━━ COLLECTED MATERIAL ━━
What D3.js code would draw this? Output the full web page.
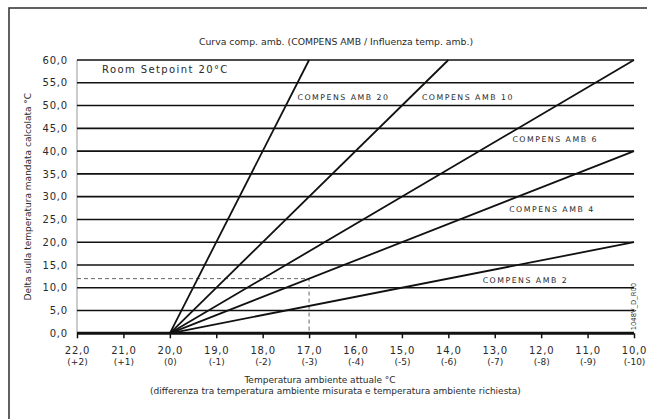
<!DOCTYPE html>
<html>
<head>
<meta charset="utf-8">
<script src="https://cdn.jsdelivr.net/npm/d3@7"></script>
<style>
  html, body { margin: 0; padding: 0; background: #fff; }
  svg { display: block; }
  text { font-family: "DejaVu Sans", sans-serif; fill: #2a2a2a; }
</style>
</head>
<body>
<svg id="chart" width="647" height="419"></svg>
<script>
// Room temperature (°C) along the x axis and the offset from the setpoint
const tempTicks = [22, 21, 20, 19, 18, 17, 16, 15, 14, 13, 12, 11, 10];
const diffLabels = ["(+2)", "(+1)", "(0)", "(-1)", "(-2)", "(-3)", "(-4)", "(-5)", "(-6)", "(-7)", "(-8)", "(-9)", "(-10)"];
// Delta on the calculated flow temperature
const deltaTicks = [0, 5, 10, 15, 20, 25, 30, 35, 40, 45, 50, 55, 60];

// COMPENS AMB curves: all start at the setpoint (20 °C, delta 0)
const setpoint = 20;
const curveNames = ["COMPENS AMB 20", "COMPENS AMB 10", "COMPENS AMB 6", "COMPENS AMB 4", "COMPENS AMB 2"];
const curveEndTemp = [17, 14, 10, 10, 10];
const curveEndDelta = [60, 60, 60, 40, 20];
// where each curve name sits, in chart units (temperature, delta)
const curveLabelTemp = [17.25, 14.57, 12.62, 12.69, 13.26];
const curveLabelDelta = [51.3, 51.3, 42.06, 26.7, 11.15];

// worked example: 17 °C room -> 12 K on COMPENS AMB 4
const exampleTemp = 17;
const exampleDelta = 12;

const W = 647, H = 419;
const margin = { top: 60, right: 13, bottom: 85.7, left: 77 };

const svg = d3.select("#chart");

// outer frame
svg.append("rect")
  .attr("x", 9).attr("y", 8).attr("width", 700).attr("height", 500)
  .attr("fill", "none").attr("stroke", "#3a3a3a").attr("stroke-width", 1.6);

const x = d3.scaleLinear().domain([22, 10]).range([margin.left, W - margin.right]);
const y = d3.scaleLinear().domain([0, 60]).range([H - margin.bottom, margin.top]);

// left edge of plot
svg.append("line")
  .attr("x1", x(22)).attr("x2", x(22))
  .attr("y1", y(60)).attr("y2", y(0))
  .attr("stroke", "#999").attr("stroke-width", 1);

// horizontal grid
svg.append("g")
  .selectAll("line")
  .data(deltaTicks.filter(d => d > 0))
  .join("line")
  .attr("x1", x(22)).attr("x2", x(10))
  .attr("y1", d => y(d)).attr("y2", d => y(d))
  .attr("stroke", "#111").attr("stroke-width", 1.6);

// y axis labels
const yAxis = d3.axisLeft(y).tickValues(deltaTicks)
  .tickFormat(d => d3.format(".1f")(d).replace(".", ","))
  .tickSize(0).tickPadding(9);
svg.append("g")
  .attr("transform", `translate(${x(22)},0)`)
  .call(yAxis)
  .call(g => g.select(".domain").remove())
  .call(g => g.selectAll("text")
    .attr("font-size", 10).attr("letter-spacing", 0.8)
    .attr("font-family", "DejaVu Sans").attr("fill", "#333"));

// x axis with two-line labels
const xAxis = d3.axisBottom(x).tickValues(tempTicks).tickSize(5).tickFormat("");
const gx = svg.append("g")
  .attr("transform", `translate(0,${y(0)})`)
  .call(xAxis);
gx.select(".domain").remove();
gx.selectAll(".tick line").attr("stroke", "#111").attr("stroke-width", 1.5);
gx.selectAll(".tick").each(function(d, i) {
  const t = d3.select(this);
  t.append("text")
    .attr("y", 21).attr("text-anchor", "middle")
    .attr("font-size", 10).attr("letter-spacing", 0.8)
    .attr("fill", "#333")
    .text(d3.format(".1f")(d).replace(".", ","));
  t.append("text")
    .attr("y", 31.5).attr("text-anchor", "middle")
    .attr("font-size", 9)
    .attr("fill", "#333")
    .text(diffLabels[i]);
});

// baseline
svg.append("line")
  .attr("x1", x(22)).attr("x2", x(10))
  .attr("y1", y(0)).attr("y2", y(0))
  .attr("stroke", "#111").attr("stroke-width", 3);

// dashed example guides
const dash = svg.append("g")
  .attr("stroke", "#666").attr("stroke-width", 1).attr("stroke-dasharray", "4,3").attr("fill", "none");
dash.append("path")
  .attr("d", d3.line().x(d => x(d[0])).y(d => y(d[1]))([[22, exampleDelta], [exampleTemp, exampleDelta], [exampleTemp, 0]]));

// compensation curves
const line = d3.line().x(d => x(d[0])).y(d => y(d[1]));
svg.append("g")
  .selectAll("path")
  .data(curveNames.map((n, i) => [[setpoint, 0], [curveEndTemp[i], curveEndDelta[i]]]))
  .join("path")
  .attr("d", line)
  .attr("fill", "none").attr("stroke", "#111").attr("stroke-width", 1.8);

// curve names
svg.append("g")
  .selectAll("text")
  .data(curveNames)
  .join("text")
  .attr("x", (d, i) => x(curveLabelTemp[i]))
  .attr("y", (d, i) => y(curveLabelDelta[i]))
  .attr("font-size", 7.8).attr("letter-spacing", 1.5)
  .attr("fill", "#333")
  .text(d => d);

// setpoint note
svg.append("text")
  .attr("x", x(21.46)).attr("y", y(57.04))
  .attr("font-size", 10).attr("letter-spacing", 1.4)
  .text("Room Setpoint 20°C");

// title
svg.append("text")
  .attr("x", 336).attr("y", 44.5).attr("text-anchor", "middle")
  .attr("font-family", "DejaVu Sans Condensed").attr("font-size", 9.3)
  .text("Curva comp. amb. (COMPENS AMB / Influenza temp. amb.)");

// x axis title
svg.append("text")
  .attr("x", 320).attr("y", 383).attr("text-anchor", "middle")
  .attr("font-family", "DejaVu Sans Condensed").attr("font-size", 9)
  .text("Temperatura ambiente attuale °C");
svg.append("text")
  .attr("x", 335.5).attr("y", 393.5).attr("text-anchor", "middle")
  .attr("font-family", "DejaVu Sans Condensed").attr("font-size", 9)
  .text("(differenza tra temperatura ambiente misurata e temperatura ambiente richiesta)");

// y axis title
svg.append("text")
  .attr("transform", `translate(31,${(y(0) + y(60)) / 2}) rotate(-90)`)
  .attr("text-anchor", "middle")
  .attr("font-family", "DejaVu Sans Condensed").attr("font-size", 9)
  .text("Delta sulla temperatura mandata calcolata °C");

// drawing code
svg.append("text")
  .attr("transform", `translate(635.5,${y(0) - 3}) rotate(-90)`)
  .attr("font-family", "DejaVu Sans Condensed").attr("font-size", 6.8)
  .attr("fill", "#444")
  .text("1048V_D_R00");
</script>
</body>
</html>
━━━
[SHORT EXERCISE] Note every line above where the string "code" shows up, and copy those lines.

[EXPECTED ANSWER]
What D3.js code would draw this? Output the full web page.
// drawing code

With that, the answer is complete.